Your job is to retype all of the data word for word, leaving every image out.

_Given information_
====

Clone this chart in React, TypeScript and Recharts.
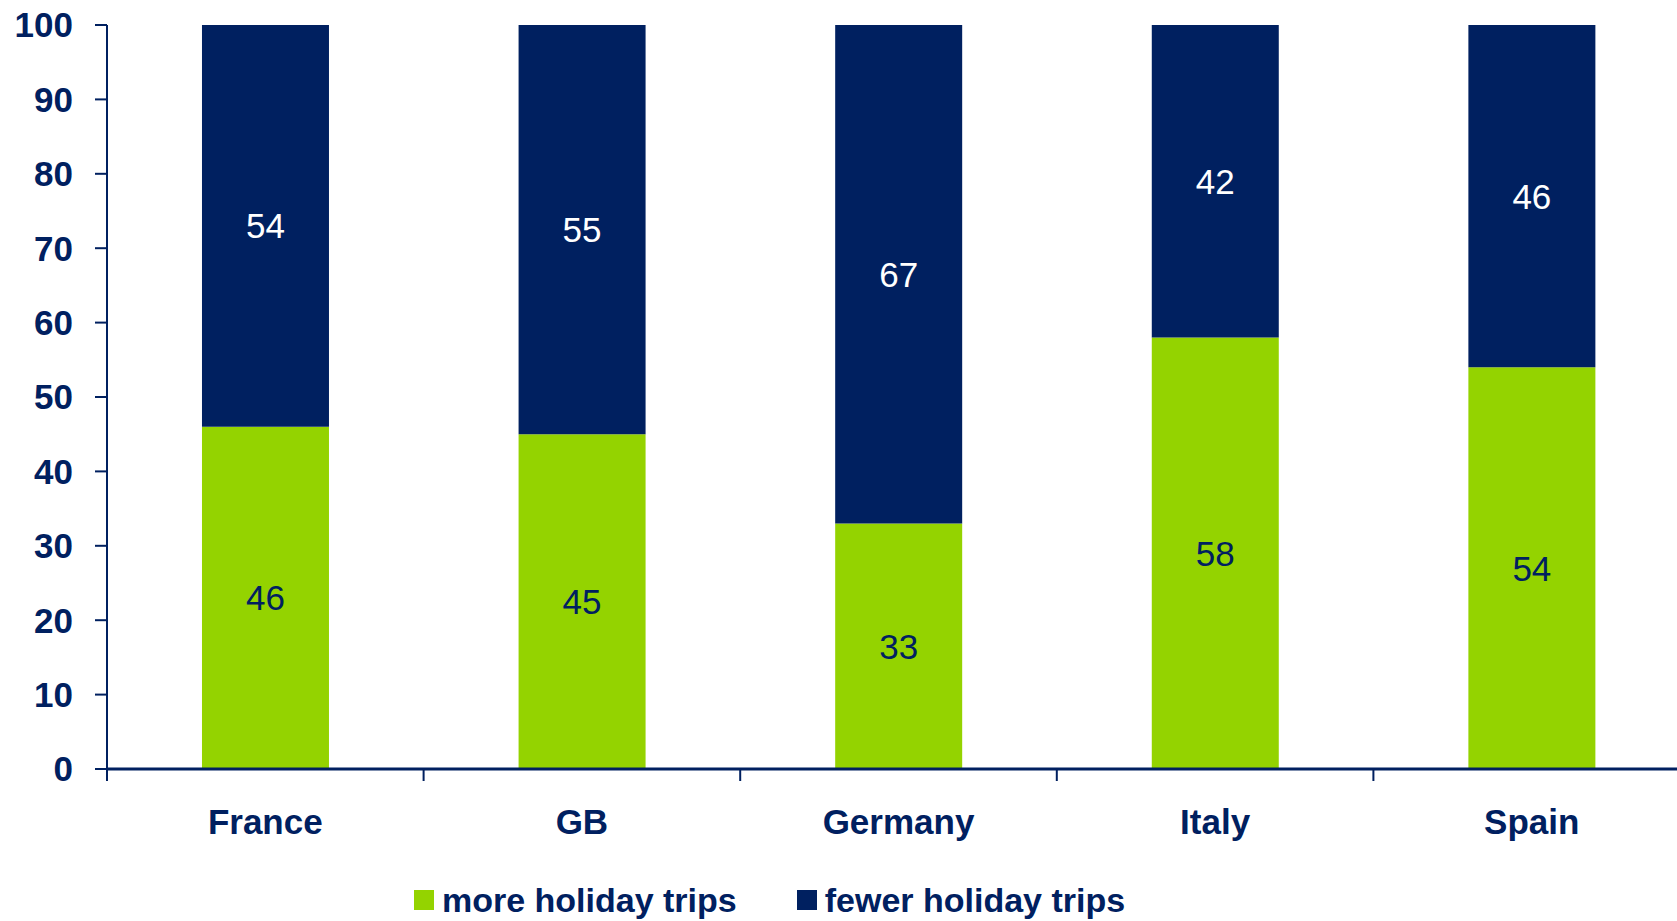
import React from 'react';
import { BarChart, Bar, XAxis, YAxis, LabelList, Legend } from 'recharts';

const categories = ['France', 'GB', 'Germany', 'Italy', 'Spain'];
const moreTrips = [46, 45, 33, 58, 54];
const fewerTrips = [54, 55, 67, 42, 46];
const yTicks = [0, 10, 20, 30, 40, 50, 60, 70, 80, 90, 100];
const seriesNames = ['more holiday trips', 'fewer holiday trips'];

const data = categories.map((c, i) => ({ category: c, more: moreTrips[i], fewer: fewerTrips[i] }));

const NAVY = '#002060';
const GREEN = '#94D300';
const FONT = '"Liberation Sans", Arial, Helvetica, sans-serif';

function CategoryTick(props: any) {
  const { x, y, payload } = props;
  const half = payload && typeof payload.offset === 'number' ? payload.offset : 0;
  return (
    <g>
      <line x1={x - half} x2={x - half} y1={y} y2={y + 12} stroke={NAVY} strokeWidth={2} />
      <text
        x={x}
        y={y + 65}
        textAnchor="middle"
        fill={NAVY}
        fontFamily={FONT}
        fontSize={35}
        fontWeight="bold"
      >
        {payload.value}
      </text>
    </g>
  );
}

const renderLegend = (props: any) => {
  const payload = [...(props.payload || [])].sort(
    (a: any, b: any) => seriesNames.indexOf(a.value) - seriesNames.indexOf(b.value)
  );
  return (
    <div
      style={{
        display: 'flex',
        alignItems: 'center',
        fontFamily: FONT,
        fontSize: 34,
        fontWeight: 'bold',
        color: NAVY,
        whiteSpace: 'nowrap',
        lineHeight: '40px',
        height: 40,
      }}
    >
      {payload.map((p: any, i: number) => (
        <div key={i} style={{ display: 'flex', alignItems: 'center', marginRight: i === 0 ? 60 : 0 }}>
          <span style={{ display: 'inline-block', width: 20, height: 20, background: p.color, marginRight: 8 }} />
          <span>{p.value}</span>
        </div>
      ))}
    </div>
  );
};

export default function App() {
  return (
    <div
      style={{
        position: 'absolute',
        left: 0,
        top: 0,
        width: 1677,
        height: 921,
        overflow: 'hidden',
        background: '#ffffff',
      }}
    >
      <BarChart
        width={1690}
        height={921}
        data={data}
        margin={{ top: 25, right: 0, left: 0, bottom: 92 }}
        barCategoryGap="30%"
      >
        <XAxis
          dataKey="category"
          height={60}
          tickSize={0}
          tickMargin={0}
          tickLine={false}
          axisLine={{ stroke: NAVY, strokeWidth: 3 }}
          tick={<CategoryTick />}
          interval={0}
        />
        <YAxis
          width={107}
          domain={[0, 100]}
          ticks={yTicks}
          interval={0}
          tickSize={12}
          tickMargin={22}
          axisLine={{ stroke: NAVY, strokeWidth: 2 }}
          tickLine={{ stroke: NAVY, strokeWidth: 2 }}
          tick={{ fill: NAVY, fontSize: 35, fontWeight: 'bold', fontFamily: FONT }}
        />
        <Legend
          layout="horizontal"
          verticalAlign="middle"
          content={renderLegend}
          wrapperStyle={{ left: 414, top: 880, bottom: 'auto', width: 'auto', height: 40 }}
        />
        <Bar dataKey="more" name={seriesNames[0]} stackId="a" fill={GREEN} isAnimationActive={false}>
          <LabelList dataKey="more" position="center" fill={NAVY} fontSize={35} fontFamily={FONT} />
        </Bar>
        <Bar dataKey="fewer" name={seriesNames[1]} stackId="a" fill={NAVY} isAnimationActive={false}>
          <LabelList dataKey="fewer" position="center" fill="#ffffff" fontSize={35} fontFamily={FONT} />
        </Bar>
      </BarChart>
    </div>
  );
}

====

_Answer to this task_
Clone this chart in React, TypeScript and Recharts.
import React from 'react';
import { BarChart, Bar, XAxis, YAxis, LabelList, Legend } from 'recharts';

const categories = ['France', 'GB', 'Germany', 'Italy', 'Spain'];
const moreTrips = [46, 45, 33, 58, 54];
const fewerTrips = [54, 55, 67, 42, 46];
const yTicks = [0, 10, 20, 30, 40, 50, 60, 70, 80, 90, 100];
const seriesNames = ['more holiday trips', 'fewer holiday trips'];

const data = categories.map((c, i) => ({ category: c, more: moreTrips[i], fewer: fewerTrips[i] }));

const NAVY = '#002060';
const GREEN = '#94D300';
const FONT = '"Liberation Sans", Arial, Helvetica, sans-serif';

function CategoryTick(props: any) {
  const { x, y, payload } = props;
  const half = payload && typeof payload.offset === 'number' ? payload.offset : 0;
  return (
    <g>
      <line x1={x - half} x2={x - half} y1={y} y2={y + 12} stroke={NAVY} strokeWidth={2} />
      <text
        x={x}
        y={y + 65}
        textAnchor="middle"
        fill={NAVY}
        fontFamily={FONT}
        fontSize={35}
        fontWeight="bold"
      >
        {payload.value}
      </text>
    </g>
  );
}

const renderLegend = (props: any) => {
  const payload = [...(props.payload || [])].sort(
    (a: any, b: any) => seriesNames.indexOf(a.value) - seriesNames.indexOf(b.value)
  );
  return (
    <div
      style={{
        display: 'flex',
        alignItems: 'center',
        fontFamily: FONT,
        fontSize: 34,
        fontWeight: 'bold',
        color: NAVY,
        whiteSpace: 'nowrap',
        lineHeight: '40px',
        height: 40,
      }}
    >
      {payload.map((p: any, i: number) => (
        <div key={i} style={{ display: 'flex', alignItems: 'center', marginRight: i === 0 ? 60 : 0 }}>
          <span style={{ display: 'inline-block', width: 20, height: 20, background: p.color, marginRight: 8 }} />
          <span>{p.value}</span>
        </div>
      ))}
    </div>
  );
};

export default function App() {
  return (
    <div
      style={{
        position: 'absolute',
        left: 0,
        top: 0,
        width: 1677,
        height: 921,
        overflow: 'hidden',
        background: '#ffffff',
      }}
    >
      <BarChart
        width={1690}
        height={921}
        data={data}
        margin={{ top: 25, right: 0, left: 0, bottom: 92 }}
        barCategoryGap="30%"
      >
        <XAxis
          dataKey="category"
          height={60}
          tickSize={0}
          tickMargin={0}
          tickLine={false}
          axisLine={{ stroke: NAVY, strokeWidth: 3 }}
          tick={<CategoryTick />}
          interval={0}
        />
        <YAxis
          width={107}
          domain={[0, 100]}
          ticks={yTicks}
          interval={0}
          tickSize={12}
          tickMargin={22}
          axisLine={{ stroke: NAVY, strokeWidth: 2 }}
          tickLine={{ stroke: NAVY, strokeWidth: 2 }}
          tick={{ fill: NAVY, fontSize: 35, fontWeight: 'bold', fontFamily: FONT }}
        />
        <Legend
          layout="horizontal"
          verticalAlign="middle"
          content={renderLegend}
          wrapperStyle={{ left: 414, top: 880, bottom: 'auto', width: 'auto', height: 40 }}
        />
        <Bar dataKey="more" name={seriesNames[0]} stackId="a" fill={GREEN} isAnimationActive={false}>
          <LabelList dataKey="more" position="center" fill={NAVY} fontSize={35} fontFamily={FONT} />
        </Bar>
        <Bar dataKey="fewer" name={seriesNames[1]} stackId="a" fill={NAVY} isAnimationActive={false}>
          <LabelList dataKey="fewer" position="center" fill="#ffffff" fontSize={35} fontFamily={FONT} />
        </Bar>
      </BarChart>
    </div>
  );
}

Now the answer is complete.